A Varese i migranti in attesa di un asilo politico verranno impiegati in lavori socialmente utili. È un’ottima notizia. Se non nascessero, con pensosa regolarità, secondi fini e gli equivoci finissero una volta per sempre, questa idea potrebbe essere adatta non solo ai migranti e ai rifugiati di Varese, ma anche a tanti carcerati e tanti adolescenti problematici.
Invece non si sa mai se dietro a queste proposte spuntino poi anche battaglie partitiche o buonismi di associazioni più o meno cattoliche. Troppe cose vanno chiarite. Non possiamo rischiare, come è accaduto in due delle mie comunità, che la gente si sia rifiutata di lavorare, di studiare (se ragazzi), di tenere bene le loro stanze e di mangiare con decenza. Credo sia urgente fare chiarezza tra povertà, tragedia, accoglienza, ospitalità, integrazione da una parte e malavita e violenza.
Da ignorante faccio fatica a capire perché le chiacchiere siano infinite e le scelte comunitarie siano lentissime, confuse, contradditorie, penosamente cariche di politichese, di buonismo e vuote di risultati anche minimi.
È ora di mettere in atto un vero e serio intervento. Ripeto che noi quando, in due nostre strutture, abbiamo tentato di organizzare l’alfabetizzazione, le pulizie, il lavoro, un minimo di orario e di convivenza, abbiamo avute le reazioni più disparate: ottime dai poveri veri, pessime e minacciose dai malavitosi, scappati dai loro Paesi per motivi ben diversi dalla povertà e che sono qui non per cercare un lavoro ma per dedicarsi ad affari loschi.

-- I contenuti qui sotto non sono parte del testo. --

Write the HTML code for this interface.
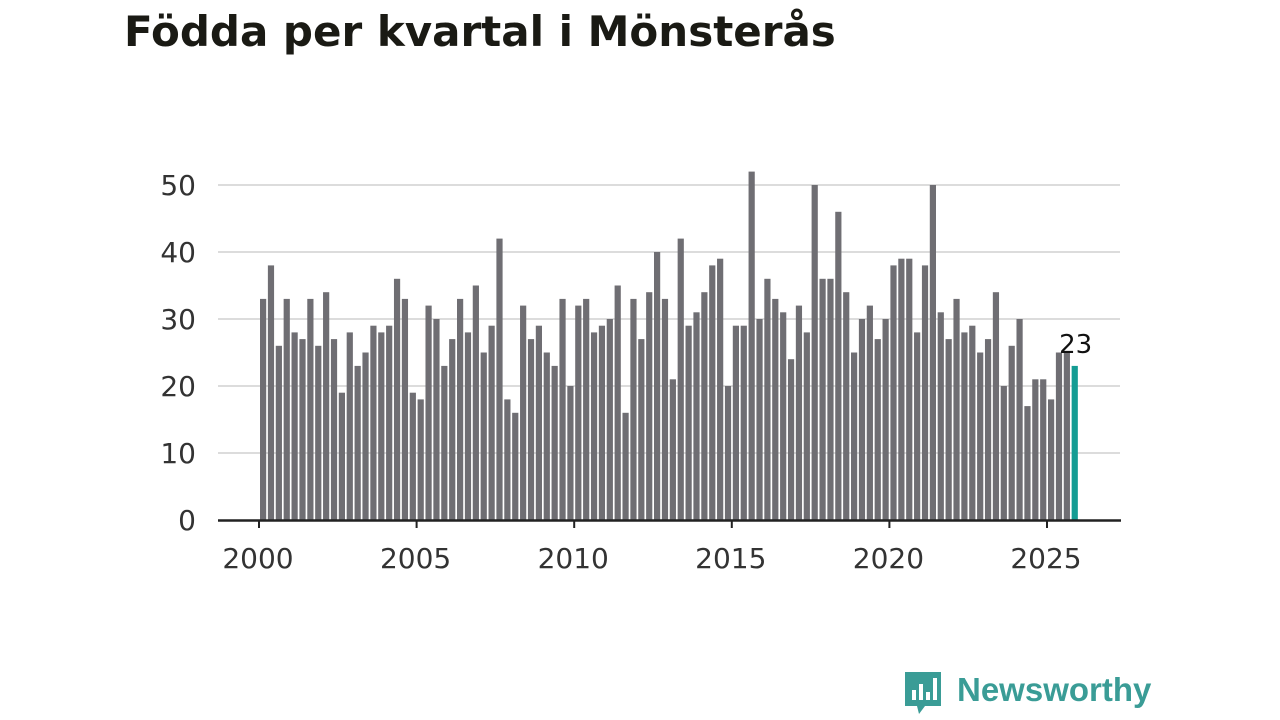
<!DOCTYPE html>
<html><head><meta charset="utf-8"><style>
body{margin:0;background:#fff;width:1280px;height:720px;overflow:hidden;font-family:"Liberation Sans","DejaVu Sans",sans-serif}
h1{position:absolute;left:124px;top:7px;margin:0;font-size:42px;font-weight:bold;color:#1a1a14;font-family:"DejaVu Sans","Liberation Sans",sans-serif;letter-spacing:0px}
</style></head><body>
<h1>Födda per kvartal i Mönsterås</h1>
<svg id="c" width="1280" height="720" style="position:absolute;left:0;top:0"></svg>
<div style="position:absolute;left:903px;top:670px;height:48px;display:flex;align-items:center">
<svg width="40" height="48"><path d="M2 2h36v34H22l-6 8-2-8H2z" fill="#3a9c96"/><rect x="9" y="20" width="4" height="10" fill="#fff"/><rect x="16" y="14" width="4" height="16" fill="#fff"/><rect x="23" y="22" width="4" height="8" fill="#fff"/><rect x="30" y="8" width="4" height="22" fill="#fff"/></svg>
<span style="font-size:33px;font-weight:bold;color:#3a9c96;margin-left:14px;margin-top:-8px">Newsworthy</span></div>
<script>
const values=[33,38,26,33,28,27,33,26,34,27,19,28,23,25,29,28,29,36,33,19,18,32,30,23,27,33,28,35,25,29,42,18,16,32,27,29,25,23,33,20,32,33,28,29,30,35,16,33,27,34,40,33,21,42,29,31,34,38,39,20,29,29,52,30,36,33,31,24,32,28,50,36,36,46,34,25,30,32,27,30,38,39,39,28,38,50,31,27,33,28,29,25,27,34,20,26,30,17,21,21,18,25,25,23];
const startYear=2000;
const yTicks=[0,10,20,30,40,50];
const xTicks=[2000,2005,2010,2015,2020,2025];
const svg=document.getElementById('c');const NS='http://www.w3.org/2000/svg';
const F='DejaVu Sans, Liberation Sans, sans-serif';
const y=v=>520-v*6.7;
const x=t=>259+(t-2000)*31.52;
function mk(tag,a){const e=document.createElementNS(NS,tag);for(const k in a)e.setAttribute(k,a[k]);svg.appendChild(e);return e;}
yTicks.forEach(v=>{
 if(v>0){const g=mk('line',{x1:218,x2:1120,y1:y(v),y2:y(v),stroke:'#dcdcdc','stroke-width':2});
 
 }
 const t=mk('text',{x:196,y:y(v)+10,'text-anchor':'end','font-size':28,fill:'#333','font-family':F});t.textContent=v;
 
 
});
values.forEach((v,i)=>{
 const cx=x(startYear+i/4)+4;
 const r=mk('rect',{x:cx-3,y:y(v),width:6.2,height:520-y(v),fill:i==values.length-1?'#149c93':'#6f6e73'});
 
 
 if(i==values.length-1){const t=mk('text',{x:cx+1,y:y(v)-13,'text-anchor':'middle','font-size':26,fill:'#111','font-family':F});t.textContent=v;
 
 }
});
const ax=mk('line',{x1:218,x2:1121,y1:520.5,y2:520.5,stroke:'#222','stroke-width':2.5});


xTicks.forEach(yr=>{
 const tk=mk('line',{x1:x(yr),x2:x(yr),y1:520,y2:528,stroke:'#222','stroke-width':2});
 
 
 const t=mk('text',{x:x(yr)-1,y:568,'text-anchor':'middle','font-size':28,fill:'#333','font-family':F});t.textContent=yr;
 
 
});
</script>
</body></html>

Regalare soldi favorendo la cosiddetta “industria dell’accoglienza”, proibire di lavorare (purtroppo in questo caso hanno la norma dalla loro parte) non solo non è educativo ma crea ulteriori divisioni anche tra noi cittadini ospitanti, e questo va a danno di tutti. Perché noi italiani siamo specializzati in elemosine, in mezze soluzioni, in proposte. Ma poi ci fermiamo lì.
In questi giorni piovono i milioni sui luoghi terremotati, ma dopo? Quando quei sfortunati riavranno un luogo decente dove viere? La storia passata ci insegna qualcosa o non ci insegna nulla? A Varese si sta dicendo che finalmente passiamo dalla demagogia ai fatti. Fosse vero. O meglio: potrebbe essere vero, perché nelle piccole città sono sempre accaduti miracoli che nelle grandi mai accadono.
Auguro “in bocca al lupo” al sindaco varesino Davide Galimberti e ricordo, a lui e a tutti gli italiani, che ad Amatrice colpita dal terremoto la scuola e le case le hanno rimontate per primi i trentini. Non è simpatico fare classifiche perché l’importante è partecipare, ma stavolta permettetemi di farle.